Federated learning shifts model training from centralized servers to users' devices so that raw photos need not leave the device. Foundational research by Brendan McMahan Google demonstrated how decentralized updates can train deep networks without aggregating personal images centrally, creating a technical path to reduce exposure of intimate visual data. This approach is especially relevant for photo enhancement, where images often contain faces, locations, and cultural markers that users expect to keep private.
Mechanisms that limit raw data exposure
On-device training means only model updates travel off-device rather than original photos. Practical secure aggregation protocols developed by Keith Bonawitz Google ensure that those updates are combined without revealing individual contributions to the server, preventing straightforward reconstruction of a single user’s images. Adding differential privacy noise to updates, a formal approach advanced by Cynthia Dwork Harvard, provides mathematical bounds on how much information about any single photo can be inferred from the aggregated model. These mechanisms do not eliminate all risk but substantially raise the technical bar for large-scale data leakage compared with centralized datasets.
Relevance, causes, and consequences
Federated learning responds to user expectations, regulatory pressure, and frequent data breaches that make centralized photo collections attractive targets. Qiang Yang Hong Kong University of Science and Technology and collaborators surveyed federated approaches and noted trade-offs between privacy and model utility. A direct consequence is improved resistance to mass-exfiltration of raw images, reducing centralized liability and cultural harm where imagery can reveal sensitive identities or practices. At the same time, unequal device capabilities and network access can produce model biases that reflect global hardware and connectivity divides, affecting users in different territories or lower-resource communities. Energy use on many devices and increased complexity for software maintenance are real operational consequences to manage.
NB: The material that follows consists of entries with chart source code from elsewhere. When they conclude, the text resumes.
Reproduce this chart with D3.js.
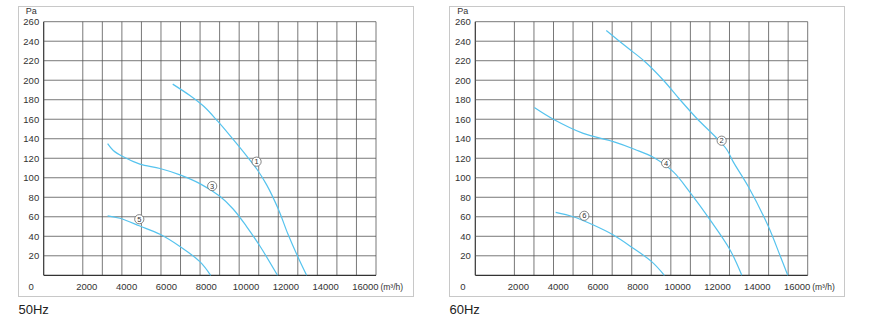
<!DOCTYPE html>
<html><head><meta charset="utf-8">
<script src="https://cdn.jsdelivr.net/npm/d3@7/dist/d3.min.js"></script>
<style>
body{margin:0;background:#fff;}
svg{display:block;font-family:"Liberation Sans",Arial,sans-serif;}
</style></head>
<body>
<svg id="c" width="892" height="325"></svg>
<script>
// ---- data ----
const xGridValues = [0,2000,3000,4000,5000,6000,7000,8000,9000,10000,11000,12000,13000,14000,15000,16000,17000];
const xTickLabels = [2000,4000,6000,8000,10000,12000,14000,16000];
const yTickValues = [20,40,60,80,100,120,140,160,180,200,220,240,260];
const yGridValues = [0,20,40,60,80,100,120,140,160,180,200,220,240,260];

const curve1 = [[6600,196],[7500,184],[8200,173],[8900,158],[9500,144],[10400,122],[10900,109],[11400,93],[12000,68],[12500,42],[13000,19],[13450,0]];
const curve3 = [[3270,135],[3560,128],[4070,121.5],[4920,114],[5950,109.5],[6970,103],[7990,94],[9010,81],[9690,68],[10380,50],[11060,30],[11960,0]];
const curve5 = [[3270,61],[3900,58.5],[4920,50.5],[5950,42],[6970,29.5],[7990,14],[8540,0]];
const curve2 = [[6700,251],[7740,234],[8680,219],[9620,200],[10470,180],[11320,161],[12350,140.5],[12860,129],[13200,116],[13960,91],[14990,50],[15590,20],[15980,0]];
const curve4 = [[3020,172],[3990,160],[5520,145.5],[7060,137],[8170,129],[9100,121],[10130,106],[10980,85],[12000,57],[13030,26],[13630,0]];
const curve6 = [[4110,64.5],[5010,60],[6040,51.5],[7060,41.3],[8080,27.7],[9020,14],[9670,0]];

const panels = [
  {title:"50Hz", series:[curve1,curve3,curve5], labels:[{t:"1",x:10890,y:116.5},{t:"3",x:8620,y:91.5},{t:"5",x:4890,y:57.5}]},
  {title:"60Hz", series:[curve2,curve4,curve6], labels:[{t:"2",x:12600,y:138},{t:"4",x:9760,y:115},{t:"6",x:5575,y:61}]}
];

// ---- layout ----
const svg = d3.select("#c");
const layout = [
  {fx:18.5, fw:395, pl:43.7, pr:376},
  {fx:449.5, fw:395, pl:475.3, pr:807.7}
];
const plotTop = 21.7, plotBottom = 275.3;
const color = "#55c3ee";

panels.forEach((p,i)=>{
  const L = layout[i];
  const g = svg.append("g");
  g.append("rect").attr("x",L.fx).attr("y",6.5).attr("width",L.fw).attr("height",290)
    .attr("fill","none").attr("stroke","#c8c8c8").attr("stroke-width",1);

  const x = d3.scaleLinear().domain([0,17000]).range([L.pl,L.pr]);
  const y = d3.scaleLinear().domain([0,260]).range([plotBottom,plotTop]);

  // grid
  g.append("g").selectAll("line").data(xGridValues).join("line")
    .attr("x1",d=>x(d)).attr("x2",d=>x(d)).attr("y1",y(0)).attr("y2",y(260))
    .attr("stroke",d=>d===0?"#333":"#555").attr("stroke-width",d=>d===0?1.2:0.8);
  g.append("g").selectAll("line").data(yGridValues).join("line")
    .attr("x1",x(0)).attr("x2",x(17000)).attr("y1",d=>y(d)).attr("y2",d=>y(d))
    .attr("stroke",d=>d===0?"#333":"#555").attr("stroke-width",d=>d===0?1.2:0.8);

  // y labels
  g.append("g").selectAll("text").data(yTickValues).join("text")
    .attr("x",x(0)-4.5).attr("y",d=>y(d)).attr("dy","0.35em")
    .attr("text-anchor","end").attr("font-size",9.5).attr("fill","#333").text(d=>d);
  g.append("text").attr("x",x(0)-18).attr("y",14).attr("font-size",9).attr("fill","#333").text("Pa");

  // x labels
  const lblY = 287;
  g.append("text").attr("x",x(0)-12.5).attr("y",lblY).attr("dy","0.35em").attr("text-anchor","middle")
    .attr("font-size",9.5).attr("fill","#333").text("0");
  g.append("g").selectAll("text").data(xTickLabels).join("text")
    .attr("x",d=>x(d)+4+(d-2000)/14000*5).attr("y",lblY).attr("dy","0.35em").attr("text-anchor","middle")
    .attr("font-size",9.5).attr("fill","#333").text(d=>d);
  g.append("text").attr("x",x(16000)+24).attr("y",lblY).attr("dy","0.35em").attr("text-anchor","start")
    .attr("font-size",8.5).attr("fill","#333").text("(m³/h)");

  // title
  g.append("text").attr("x",L.fx).attr("y",314).attr("font-size",13).attr("fill","#222").text(p.title);

  // curves
  const line = d3.line().x(d=>x(d[0])).y(d=>y(d[1])).curve(d3.curveCatmullRom.alpha(0.5));
  p.series.forEach(s=>{
    g.append("path").attr("d",line(s)).attr("fill","none").attr("stroke",color).attr("stroke-width",1.2);
  });

  // circled labels
  p.labels.forEach(l=>{
    g.append("circle").attr("cx",x(l.x)).attr("cy",y(l.y)).attr("r",4.6)
      .attr("fill","#fff").attr("stroke","#666").attr("stroke-width",0.8);
    g.append("text").attr("x",x(l.x)).attr("y",y(l.y)).attr("dy","0.35em").attr("text-anchor","middle")
      .attr("font-size",7.5).attr("fill","#333").text(l.t);
  });
});
</script>
</body></html>
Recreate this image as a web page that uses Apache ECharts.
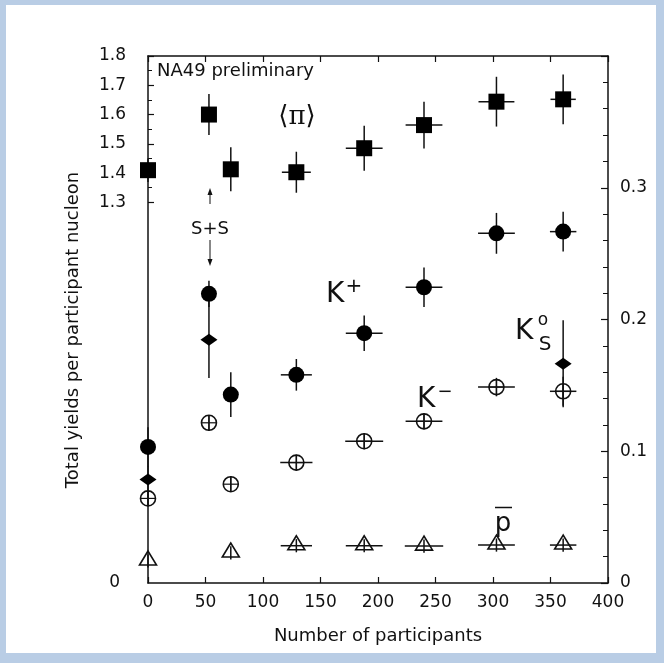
<!DOCTYPE html>
<html><head><meta charset="utf-8">
<script src="https://cdn.jsdelivr.net/npm/echarts@6/dist/echarts.min.js"></script>
<style>
html,body{margin:0;padding:0;background:#b9cde5;width:664px;height:663px;overflow:hidden;}
#frame{position:absolute;left:6px;top:5px;width:650px;height:648px;background:#fff;}
#chart{position:absolute;left:0;top:0;width:664px;height:663px;}
</style></head><body>
<div id="frame"></div><div id="chart"></div>
<script>
// ---- data ----
const xTicks = [0, 50, 100, 150, 200, 250, 300, 350, 400];
const leftTickLabels = [1.3, 1.4, 1.5, 1.6, 1.7, 1.8];
const rightTickLabels = [0, 0.1, 0.2, 0.3];

// <pi> (left axis)
const pionX    = [0, 53, 72, 129, 188, 240, 303, 361];
const pionY    = [1.41, 1.60, 1.413, 1.403, 1.485, 1.564, 1.644, 1.652];
const pionYErr = [0.04, 0.07, 0.075, 0.07, 0.077, 0.08, 0.085, 0.085];
const pionXErr = [0, 0, 0, 12.6, 16, 16, 15.6, 11];

// K+ (right axis)
const kplusX    = [0, 53, 72, 129, 188, 240, 303, 361];
const kplusY    = [0.1033, 0.2195, 0.143, 0.158, 0.1896, 0.2245, 0.2654, 0.2667];
const kplusYErr = [0.015, 0.01, 0.017, 0.012, 0.0135, 0.015, 0.0155, 0.015];
const kplusXErr = [0, 0, 0, 13.5, 16, 16, 16, 11.5];

// K0S (right axis)
const k0X    = [0, 53, 361];
const k0Y    = [0.0786, 0.1846, 0.1664];
const k0YErr = [0.01, 0.029, 0.033];
const k0XErr = [0, 0, 0];

// K- (right axis)
const kminusX    = [0, 53, 72, 129, 188, 240, 303, 361];
const kminusY    = [0.0642, 0.1216, 0.075, 0.0914, 0.1076, 0.1227, 0.1487, 0.1455];
const kminusYErr = [0.006, 0.006, 0.006, 0.006, 0.006, 0.006, 0.007, 0.011];
const kminusXErr = [0, 0, 0, 14, 16.5, 16, 16, 11.5];

// pbar (right axis)
const pbarX    = [0, 72, 129, 188, 240, 303, 361];
const pbarY    = [0.0167, 0.0228, 0.0283, 0.0283, 0.028, 0.0288, 0.0288];
const pbarYErr = [0.005, 0.005, 0.005, 0.005, 0.005, 0.005, 0.005];
const pbarXErr = [0, 0, 13.6, 16, 16.7, 16, 11.5];

// ---- build ----
const INK = '#111';
const FONT = 'DejaVu Sans';
function rows(xs, ys, eys, exs) { return xs.map((x, i) => [x, ys[i], eys[i], exs[i]]); }
function pts(xs, ys) { return xs.map((x, i) => [x, ys[i]]); }

function errRender(params, api) {
  const x = api.value(0), y = api.value(1), ey = api.value(2), ex = api.value(3);
  const ch = [];
  const a = api.coord([x, y - ey]), b = api.coord([x, y + ey]);
  ch.push({type: 'line', shape: {x1: a[0], y1: a[1], x2: b[0], y2: b[1]}, style: {stroke: INK, lineWidth: 1.5}});
  if (ex > 0) {
    const c = api.coord([x - ex, y]), d = api.coord([x + ex, y]);
    ch.push({type: 'line', shape: {x1: c[0], y1: c[1], x2: d[0], y2: d[1]}, style: {stroke: INK, lineWidth: 1.5}});
  }
  return {type: 'group', children: ch};
}
function oplusRender(params, api) {
  const p = api.coord([api.value(0), api.value(1)]);
  const r = 7.5;
  return {type: 'group', children: [
    {type: 'circle', shape: {cx: p[0], cy: p[1], r: r}, style: {fill: 'rgba(0,0,0,0)', stroke: INK, lineWidth: 1.6}},
    {type: 'line', shape: {x1: p[0] - r, y1: p[1], x2: p[0] + r, y2: p[1]}, style: {stroke: INK, lineWidth: 1.2}},
    {type: 'line', shape: {x1: p[0], y1: p[1] - r, x2: p[0], y2: p[1] + r}, style: {stroke: INK, lineWidth: 1.2}}
  ]};
}
function triRender(params, api) {
  const p = api.coord([api.value(0), api.value(1)]);
  const w = 17;
  return {type: 'polygon', shape: {points: [[p[0], p[1] - 10], [p[0] - w / 2, p[1] + 4], [p[0] + w / 2, p[1] + 4]]},
    style: {fill: 'rgba(0,0,0,0)', stroke: INK, lineWidth: 1.6}};
}

const errSeries = (data, yi) => ({type: 'custom', xAxisIndex: 0, yAxisIndex: yi, renderItem: errRender,
  encode: {x: 0, y: 1}, data: data, z: 2, silent: true});

const chart = echarts.init(document.getElementById('chart'), null, {renderer: 'canvas'});
const axisLine = {show: true, onZero: false, lineStyle: {color: INK, width: 1.5}};
const labelStyle = {color: INK, fontFamily: FONT, fontSize: 17};
const solid = {color: '#000', opacity: 1};

const option = {
  animation: false,
  grid: [
    {left: 148, right: 56, top: 56, bottom: 80},
    {left: 148, right: 56, top: 56, height: 527 * 0.5 / 1.8}
  ],
  xAxis: [
    {type: 'value', gridIndex: 0, position: 'bottom', min: xTicks[0], max: xTicks[xTicks.length - 1], interval: xTicks[1] - xTicks[0],
      axisLine: axisLine, splitLine: {show: false},
      axisTick: {show: true, inside: true, length: 6, lineStyle: {color: INK, width: 1.2}},
      axisLabel: Object.assign({margin: 11}, labelStyle),
      name: 'Number of participants', nameLocation: 'middle', nameGap: 44,
      nameTextStyle: {color: INK, fontFamily: FONT, fontSize: 18}},
    {type: 'value', gridIndex: 0, position: 'top', min: xTicks[0], max: xTicks[xTicks.length - 1], interval: xTicks[1] - xTicks[0],
      axisLine: axisLine, splitLine: {show: false},
      axisTick: {show: true, inside: true, length: 6, lineStyle: {color: INK, width: 1.2}},
      axisLabel: {show: false}},
    {type: 'value', gridIndex: 1, min: 0, max: 400, show: false}
  ],
  yAxis: [
    {type: 'value', gridIndex: 0, position: 'left', min: 0, max: 1.8, interval: 1.8,
      axisLine: axisLine, splitLine: {show: false}, axisTick: {show: false},
      axisLabel: Object.assign({margin: 28, formatter: v => v === 0 ? '0' : ''}, labelStyle)},
    {type: 'value', gridIndex: 0, position: 'right', min: 0, max: 0.4, interval: 0.1,
      axisLine: axisLine, splitLine: {show: false},
      axisTick: {show: true, inside: true, length: 7, lineStyle: {color: INK, width: 1.2}},
      minorTick: {show: true, splitNumber: 5, length: 5, lineStyle: {color: INK, width: 1}},
      minorSplitLine: {show: false},
      axisLabel: Object.assign({margin: 12, formatter: v => {
        const m = rightTickLabels.find(t => Math.abs(t - v) < 1e-6);
        return m === undefined ? '' : (m === 0 ? '0' : m.toFixed(1));
      }}, labelStyle)},
    {type: 'value', gridIndex: 1, position: 'left', min: leftTickLabels[0], max: leftTickLabels[leftTickLabels.length - 1], interval: 0.1,
      axisLine: {show: false, onZero: false}, splitLine: {show: false},
      axisTick: {show: true, inside: true, length: 6, lineStyle: {color: INK, width: 1.2}},
      minorTick: {show: true, splitNumber: 2, length: 4, lineStyle: {color: INK, width: 1}},
      minorSplitLine: {show: false},
      axisLabel: Object.assign({margin: 22, formatter: v => v.toFixed(1)}, labelStyle)}
  ],
  series: [
    errSeries(rows(pionX, pionY, pionYErr, pionXErr), 0),
    errSeries(rows(kplusX, kplusY, kplusYErr, kplusXErr), 1),
    errSeries(rows(k0X, k0Y, k0YErr, k0XErr), 1),
    errSeries(rows(kminusX, kminusY, kminusYErr, kminusXErr), 1),
    errSeries(rows(pbarX, pbarY, pbarYErr, pbarXErr), 1),
    {name: '<π>', type: 'scatter', xAxisIndex: 0, yAxisIndex: 0, symbol: 'rect', symbolSize: 16,
      itemStyle: solid, data: pts(pionX, pionY), z: 3, silent: true},
    {name: 'K+', type: 'scatter', xAxisIndex: 0, yAxisIndex: 1, symbol: 'circle', symbolSize: 16,
      itemStyle: solid, data: pts(kplusX, kplusY), z: 3, silent: true},
    {name: 'K0S', type: 'scatter', xAxisIndex: 0, yAxisIndex: 1, symbol: 'diamond', symbolSize: [17, 12],
      itemStyle: solid, data: pts(k0X, k0Y), z: 3, silent: true},
    {name: 'K-', type: 'custom', xAxisIndex: 0, yAxisIndex: 1, renderItem: oplusRender, encode: {x: 0, y: 1},
      data: pts(kminusX, kminusY), z: 3, silent: true},
    {name: 'pbar', type: 'custom', xAxisIndex: 0, yAxisIndex: 1, renderItem: triRender, encode: {x: 0, y: 1},
      data: pts(pbarX, pbarY), z: 3, silent: true}
  ],
  graphic: [
    {type: 'text', x: 73, y: 330, rotation: Math.PI / 2,
      style: {text: 'Total yields per participant nucleon', fill: INK, font: '18px "DejaVu Sans"', align: 'center', verticalAlign: 'middle'}},
    {type: 'text', x: 157, y: 71, style: {text: 'NA49 preliminary', fill: INK, font: '18px "DejaVu Sans"', align: 'left', verticalAlign: 'middle'}},
    {type: 'text', x: 297, y: 117, style: {text: '⟨π⟩', fill: INK, font: '26px "DejaVu Serif"', align: 'center', verticalAlign: 'middle'}},
    {type: 'text', x: 326, y: 295, style: {text: 'K', fill: INK, font: '28px "DejaVu Sans"', align: 'left', verticalAlign: 'middle'}},
    {type: 'text', x: 354, y: 287, style: {text: '+', fill: INK, font: '20px "DejaVu Sans"', align: 'center', verticalAlign: 'middle'}},
    {type: 'text', x: 417, y: 400, style: {text: 'K', fill: INK, font: '28px "DejaVu Sans"', align: 'left', verticalAlign: 'middle'}},
    {type: 'text', x: 445, y: 392, style: {text: '−', fill: INK, font: '18px "DejaVu Sans"', align: 'center', verticalAlign: 'middle'}},
    {type: 'text', x: 515, y: 332, style: {text: 'K', fill: INK, font: '28px "DejaVu Sans"', align: 'left', verticalAlign: 'middle'}},
    {type: 'text', x: 543, y: 321, style: {text: 'o', fill: INK, font: '17px "DejaVu Sans"', align: 'center', verticalAlign: 'middle'}},
    {type: 'text', x: 545, y: 345, style: {text: 'S', fill: INK, font: '20px "DejaVu Sans"', align: 'center', verticalAlign: 'middle'}},
    {type: 'text', x: 503, y: 524, style: {text: 'p', fill: INK, font: '26px "DejaVu Sans"', align: 'center', verticalAlign: 'middle'}},
    {type: 'line', shape: {x1: 495, y1: 507.5, x2: 512, y2: 507.5}, style: {stroke: INK, lineWidth: 1.5}},
    {type: 'text', x: 210, y: 229, style: {text: 'S+S', fill: INK, font: '18px "DejaVu Sans"', align: 'center', verticalAlign: 'middle'}},
    {type: 'line', shape: {x1: 210, y1: 204, x2: 210, y2: 191}, style: {stroke: INK, lineWidth: 1}},
    {type: 'polygon', shape: {points: [[210, 188], [207.5, 195], [212.5, 195]]}, style: {fill: INK}},
    {type: 'line', shape: {x1: 210, y1: 240, x2: 210, y2: 262}, style: {stroke: INK, lineWidth: 1}},
    {type: 'polygon', shape: {points: [[210, 266], [207.5, 259], [212.5, 259]]}, style: {fill: INK}}
  ]
};
chart.setOption(option);
</script>
</body></html>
Practical deployments combine personalization techniques so enhancement models adapt to local aesthetic preferences without centralizing images, and employ compression and update-frequency strategies to limit bandwidth and battery costs. Together these measures improve privacy for on-device photo enhancement while requiring careful governance, transparent algorithms, and ongoing security research to address residual risks and ensure equitable outcomes across diverse cultural and environmental contexts.